Once upon a time I would have been cowed. But my mother, who could pull these I'll-make-you-sorry stunts with regularity, is no longer around -- and I just don't have to take it. "Absolutely, clean it all out and make sure we share it equally. Hey, you have one half of the desk -- it's got four drawers. I have
the right half and it has three drawers because one is the big deep file
drawer. We share the middle drawer.""
"I only have two drawers!" snarled Hubby.
Luckily our food came right then and for some reason, maybe because I've been on the "you are impossible to live with" kick, Hubby shut up. We had a nice dinner together, equally sharing the mashed potatoes and gravy. We talked inconsequential things, like politics, on which we both agree completely this time around. The desk remained a lingering problem.
Back home I went back into the computer room and scrubbed that desk -- a task I had promised to do because it was covered with soda rings and sticky hand prints. And I looked into the four drawer vs three drawer situation -- and both of us had been wrong. Hubby only had three drawers (not the two he claimed) because I had one of his drawers partially filled with stationary. Tons and tons of stationary.

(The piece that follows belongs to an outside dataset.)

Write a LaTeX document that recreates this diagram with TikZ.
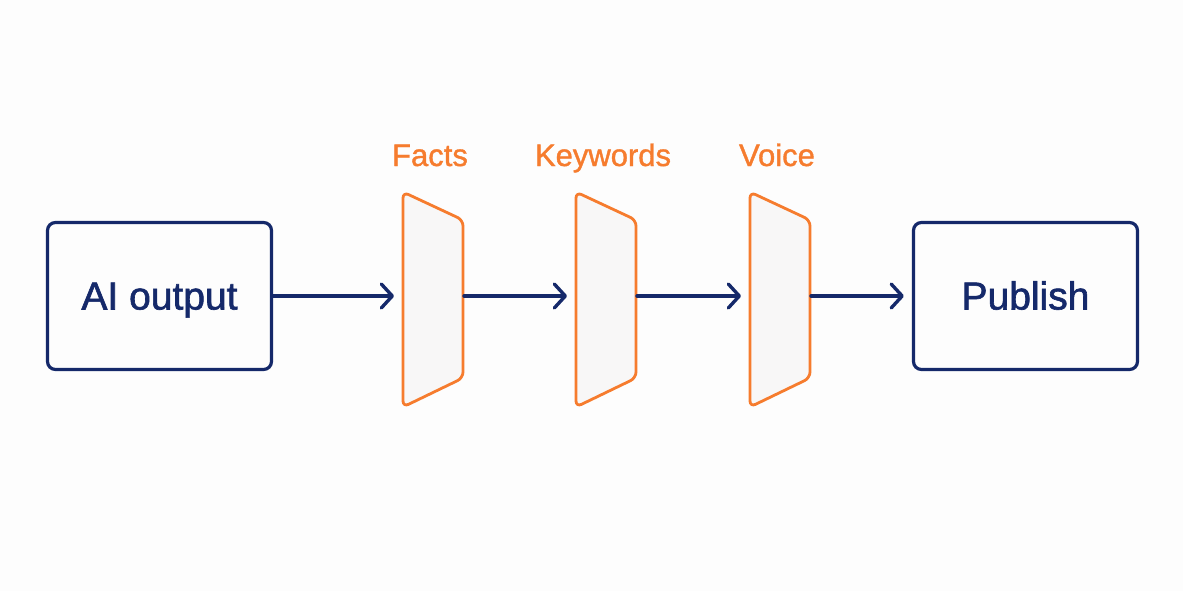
\documentclass[tikz,border=0pt]{standalone}
\usepackage{fontspec}
\setmainfont{Liberation Sans}
\usetikzlibrary{arrows.meta}
\definecolor{navy}{HTML}{15296A}
\definecolor{orng}{HTML}{F67C2E}
\definecolor{flt}{HTML}{F8F7F7}
\definecolor{bg}{HTML}{FDFDFD}
\tikzset{
  endbox/.style={draw=navy, line width=3.2pt, rounded corners=8pt, minimum width=224pt, minimum height=147pt, inner sep=0pt, text=navy, text height=27pt, text depth=0pt, font=\fontsize{39}{42}\selectfont\addfontfeature{FakeBold=1.6}},
  filtershape/.style={draw=orng, fill=flt, line width=2.8pt, rounded corners=6pt, line join=round},
  flabel/.style={text=orng, font=\fontsize{31}{34}\selectfont\addfontfeature{FakeBold=1.2}, inner sep=0pt, anchor=base},
  arr/.style={draw=navy, line width=3.4pt, -{Straight Barb[length=11pt,width=24pt,line width=3.4pt,round]}, line cap=round},
}
\begin{document}
\begin{tikzpicture}[x=1pt,y=-1pt]
\useasboundingbox[fill=bg] (0,0) rectangle (1183,591);
\node[endbox] (ai) at (159.5,296) {AI output};
\node[endbox] (pub) at (1025.5,296) {Publish};
\foreach \i/\x/\lab in {1/403/Facts,2/576/Keywords,3/750/Voice}{
  \draw[filtershape] (\x,192) -- (\x+60,220) -- (\x+60,378) -- (\x,407) -- cycle;
  \coordinate (f\i w) at (\x-1,296);
  \coordinate (f\i e) at (\x+61,296);
  \node[flabel] (l\i) at (\x+27,166) {\lab};
}
\draw[arr, shorten >=8pt] (ai.east) -- (f1w);
\draw[arr, shorten >=8pt] (f1e) -- (f2w);
\draw[arr, shorten >=8pt] (f2e) -- (f3w);
\draw[arr, shorten >=8pt] (f3e) -- (pub.west);
\end{tikzpicture}
\end{document}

Clearly I had forgotten about it -- because who uses stationary any longer?
So after I washed down the desk and replaced the mouse pad and filled up the pencil and pen jars with all the pens, markers, and mechanical pencils we had stored in the desk, I removed all the stationary from his side drawer and re-purposed it into my greeting card files (if you get Easter or retirement cards from us now and there is no sentiment inside, you will know why).
Hubby had taken himself out to exercise while I puttered. On returning home, he found me reading the newspaper so he trundled into the desk and I could hear drawers opening and things being moved all around. "Oh, lordy," I though. "He's actually emptying out the desk, probably dumping everything on the floor, just to prove his point."
I waited a good two hours but I eventually wandered into the computer room to ask if he wanted the remains of his pork chop in a sandwich. By then I had calmed myself down and decided whatever he had done to the desk I'd just ignore.
Proudly, he opened the drawer I had removed the stationary from -- and there was all the junk he had been keeping on the tray side of the desk. All neatly filed. His drawers had all been sorted and cleaned, which he opened and showed me, grinning like the Cheshire cat. He had even taken the slide top off his side and rearranged it on mine -- so I now had the self all to myself.
Marriages are ying and yang propositions. If you're lucky, you marry a smart man, one who can be prickly and domineering, but has the good sense to know when it's time to compromise and make his wife happy. "You want a sandwich?" I asked. "Yeah, and a kiss, too," was the reply.